**Dataset extract**

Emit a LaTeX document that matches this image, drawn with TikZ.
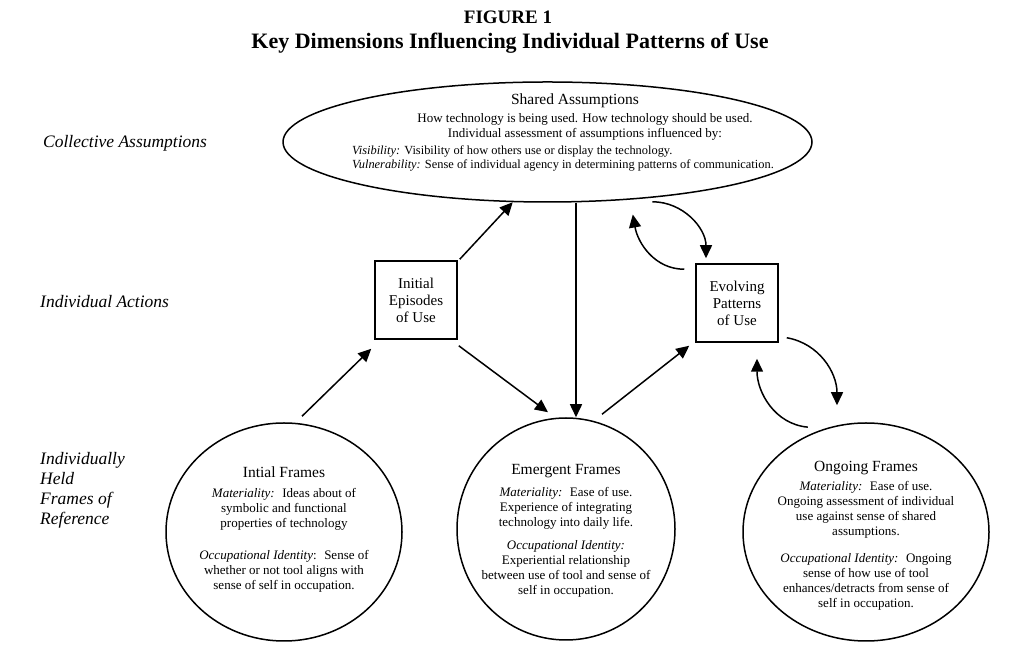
\documentclass[tikz,border=0pt]{standalone}
\usepackage{fontspec}
\setmainfont{Liberation Serif}
\usetikzlibrary{arrows.meta,shapes.geometric,positioning}

\begin{document}
\begin{tikzpicture}[x=1pt,y=1pt,
  framecirc/.style={draw,ellipse,line width=1.5pt,inner sep=0pt},
  framebox/.style={draw,rectangle,line width=1.5pt,minimum width=82pt,minimum height=78pt,
    inner sep=0pt,align=center,font=\fontsize{15}{17}\selectfont},
  body/.style={align=center,inner sep=0pt,font=\fontsize{13}{15}\selectfont},
  level/.style={anchor=west,align=left,inner sep=0pt,font=\fontsize{17.5}{20}\selectfont\itshape},
  hd/.style={font=\fontsize{15.5}{17}\selectfont},
  ar/.style={-{Triangle[length=13pt,width=12pt]},line width=1.5pt}]
\useasboundingbox (0,0) rectangle (1016,652);
% --- title ---
\node[font=\fontsize{19}{22}\selectfont\bfseries] (fig) at (508,635) {FIGURE 1};
\node[font=\fontsize{22}{24}\selectfont\bfseries] (ttl) at (510,609)
  {Key Dimensions Influencing Individual Patterns of Use};
% --- level labels on the left ---
\node[level] (lcol) at (43,509) {Collective Assumptions};
\node[level] (lind) at (40,350) {Individual Actions};
\node[level] (lhel) at (40,162) {Individually\\Held\\Frames of\\Reference};
% --- shared assumptions ---
\node[framecirc,minimum width=529pt,minimum height=120pt] (shared) at (547.5,510) {};
\node[hd] (sat) at (575,551) {Shared Assumptions};
\node[body] (sab) at (585,525.5)
  {How technology is being used. How technology should be used.\\
   Individual assessment of assumptions influenced by:};
\node[body,align=left,anchor=west,font=\fontsize{12.4}{14}\selectfont] (sac) at (352,494)
  {\textit{Visibility:} Visibility of how others use or display the technology.\\
   \textit{Vulnerability:} Sense of individual agency in determining patterns of communication.};
% --- individual actions ---
\node[framebox] (ieu) at (416,352) {Initial\\Episodes\\of Use};
\node[framebox] (epu) at (737,349) {Evolving\\Patterns\\of Use};
% --- frames of reference ---
\node[framecirc,minimum width=236pt,minimum height=218pt] (ifr) at (284,120) {};
\node[framecirc,minimum width=218pt,minimum height=222pt] (efr) at (566,123) {};
\node[framecirc,minimum width=246pt,minimum height=218pt] (ofr) at (866,120) {};
\node[body] (ifrt) at ([yshift=2pt]ifr.center)
  {{\fontsize{15.5}{15}\selectfont Intial Frames}\\[5pt]
   \textit{Materiality:}~ Ideas about of\\
   symbolic and functional\\
   properties of technology\\[17pt]
   \textit{Occupational Identity}:~ Sense of\\
   whether or not tool aligns with\\
   sense of self in occupation.};
\node[body] (efrt) at ([yshift=-2pt]efr.center)
  {{\fontsize{15.5}{15}\selectfont Emergent Frames}\\[7pt]
   \textit{Materiality:}~ Ease of use.\\
   Experience of integrating\\
   technology into daily life.\\[8pt]
   \textit{Occupational Identity:}\\
   Experiential relationship\\
   between use of tool and sense of\\
   self in occupation.};
\node[body] (ofrt) at ([yshift=-4pt]ofr.center)
  {{\fontsize{15.5}{15}\selectfont Ongoing Frames}\\[4pt]
   \textit{Materiality:}~ Ease of use.\\
   Ongoing assessment of individual\\
   use against sense of shared\\
   assumptions.\\[12pt]
   \textit{Occupational Identity:}~ Ongoing\\
   sense of how use of tool\\
   enhances/detracts from sense of\\
   self in occupation.};
% --- straight arrows ---
\draw[ar] ([xshift=18pt,yshift=6pt]ifr.north) -- ([xshift=-3pt,yshift=-9pt]ieu.south west);
\draw[ar] ([xshift=2pt,yshift=1pt]ieu.north east) -- (shared.240);
\draw[ar] ([xshift=1pt,yshift=-6pt]ieu.south east) -- ([xshift=-18pt,yshift=5pt]efr.north);
\draw[ar] ([xshift=28.5pt]shared.south) -- ([xshift=28.5pt]shared.south |- efr.north);
\draw[ar] ([xshift=36pt,yshift=3pt]efr.north) -- ([xshift=-6pt,yshift=-3pt]epu.south west);
% --- feedback loops ---
\draw[ar] ([yshift=-4pt]shared.332) to[out=0,in=90] ([xshift=-31pt,yshift=5pt]epu.north);
\draw[ar] ([xshift=-11pt,yshift=-6pt]epu.north west) to[out=180,in=-80] ([yshift=-15pt]shared.326);
\draw[ar] ([xshift=8pt,yshift=5pt]epu.south east) to[out=-10,in=90] ([xshift=-29pt,yshift=17pt]ofr.north);
\draw[ar] ([yshift=8pt]ofr.121) to[out=175,in=-90] ([xshift=20pt,yshift=-16pt]epu.south);
\end{tikzpicture}
\end{document}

**What to work on**
Copy the material exactly. Do not include the pictures.

**Response to this task**
Emit a LaTeX document that matches this image, drawn with TikZ.
\documentclass[tikz,border=0pt]{standalone}
\usepackage{fontspec}
\setmainfont{Liberation Serif}
\usetikzlibrary{arrows.meta,shapes.geometric,positioning}

\begin{document}
\begin{tikzpicture}[x=1pt,y=1pt,
  framecirc/.style={draw,ellipse,line width=1.5pt,inner sep=0pt},
  framebox/.style={draw,rectangle,line width=1.5pt,minimum width=82pt,minimum height=78pt,
    inner sep=0pt,align=center,font=\fontsize{15}{17}\selectfont},
  body/.style={align=center,inner sep=0pt,font=\fontsize{13}{15}\selectfont},
  level/.style={anchor=west,align=left,inner sep=0pt,font=\fontsize{17.5}{20}\selectfont\itshape},
  hd/.style={font=\fontsize{15.5}{17}\selectfont},
  ar/.style={-{Triangle[length=13pt,width=12pt]},line width=1.5pt}]
\useasboundingbox (0,0) rectangle (1016,652);
% --- title ---
\node[font=\fontsize{19}{22}\selectfont\bfseries] (fig) at (508,635) {FIGURE 1};
\node[font=\fontsize{22}{24}\selectfont\bfseries] (ttl) at (510,609)
  {Key Dimensions Influencing Individual Patterns of Use};
% --- level labels on the left ---
\node[level] (lcol) at (43,509) {Collective Assumptions};
\node[level] (lind) at (40,350) {Individual Actions};
\node[level] (lhel) at (40,162) {Individually\\Held\\Frames of\\Reference};
% --- shared assumptions ---
\node[framecirc,minimum width=529pt,minimum height=120pt] (shared) at (547.5,510) {};
\node[hd] (sat) at (575,551) {Shared Assumptions};
\node[body] (sab) at (585,525.5)
  {How technology is being used. How technology should be used.\\
   Individual assessment of assumptions influenced by:};
\node[body,align=left,anchor=west,font=\fontsize{12.4}{14}\selectfont] (sac) at (352,494)
  {\textit{Visibility:} Visibility of how others use or display the technology.\\
   \textit{Vulnerability:} Sense of individual agency in determining patterns of communication.};
% --- individual actions ---
\node[framebox] (ieu) at (416,352) {Initial\\Episodes\\of Use};
\node[framebox] (epu) at (737,349) {Evolving\\Patterns\\of Use};
% --- frames of reference ---
\node[framecirc,minimum width=236pt,minimum height=218pt] (ifr) at (284,120) {};
\node[framecirc,minimum width=218pt,minimum height=222pt] (efr) at (566,123) {};
\node[framecirc,minimum width=246pt,minimum height=218pt] (ofr) at (866,120) {};
\node[body] (ifrt) at ([yshift=2pt]ifr.center)
  {{\fontsize{15.5}{15}\selectfont Intial Frames}\\[5pt]
   \textit{Materiality:}~ Ideas about of\\
   symbolic and functional\\
   properties of technology\\[17pt]
   \textit{Occupational Identity}:~ Sense of\\
   whether or not tool aligns with\\
   sense of self in occupation.};
\node[body] (efrt) at ([yshift=-2pt]efr.center)
  {{\fontsize{15.5}{15}\selectfont Emergent Frames}\\[7pt]
   \textit{Materiality:}~ Ease of use.\\
   Experience of integrating\\
   technology into daily life.\\[8pt]
   \textit{Occupational Identity:}\\
   Experiential relationship\\
   between use of tool and sense of\\
   self in occupation.};
\node[body] (ofrt) at ([yshift=-4pt]ofr.center)
  {{\fontsize{15.5}{15}\selectfont Ongoing Frames}\\[4pt]
   \textit{Materiality:}~ Ease of use.\\
   Ongoing assessment of individual\\
   use against sense of shared\\
   assumptions.\\[12pt]
   \textit{Occupational Identity:}~ Ongoing\\
   sense of how use of tool\\
   enhances/detracts from sense of\\
   self in occupation.};
% --- straight arrows ---
\draw[ar] ([xshift=18pt,yshift=6pt]ifr.north) -- ([xshift=-3pt,yshift=-9pt]ieu.south west);
\draw[ar] ([xshift=2pt,yshift=1pt]ieu.north east) -- (shared.240);
\draw[ar] ([xshift=1pt,yshift=-6pt]ieu.south east) -- ([xshift=-18pt,yshift=5pt]efr.north);
\draw[ar] ([xshift=28.5pt]shared.south) -- ([xshift=28.5pt]shared.south |- efr.north);
\draw[ar] ([xshift=36pt,yshift=3pt]efr.north) -- ([xshift=-6pt,yshift=-3pt]epu.south west);
% --- feedback loops ---
\draw[ar] ([yshift=-4pt]shared.332) to[out=0,in=90] ([xshift=-31pt,yshift=5pt]epu.north);
\draw[ar] ([xshift=-11pt,yshift=-6pt]epu.north west) to[out=180,in=-80] ([yshift=-15pt]shared.326);
\draw[ar] ([xshift=8pt,yshift=5pt]epu.south east) to[out=-10,in=90] ([xshift=-29pt,yshift=17pt]ofr.north);
\draw[ar] ([yshift=8pt]ofr.121) to[out=175,in=-90] ([xshift=20pt,yshift=-16pt]epu.south);
\end{tikzpicture}
\end{document}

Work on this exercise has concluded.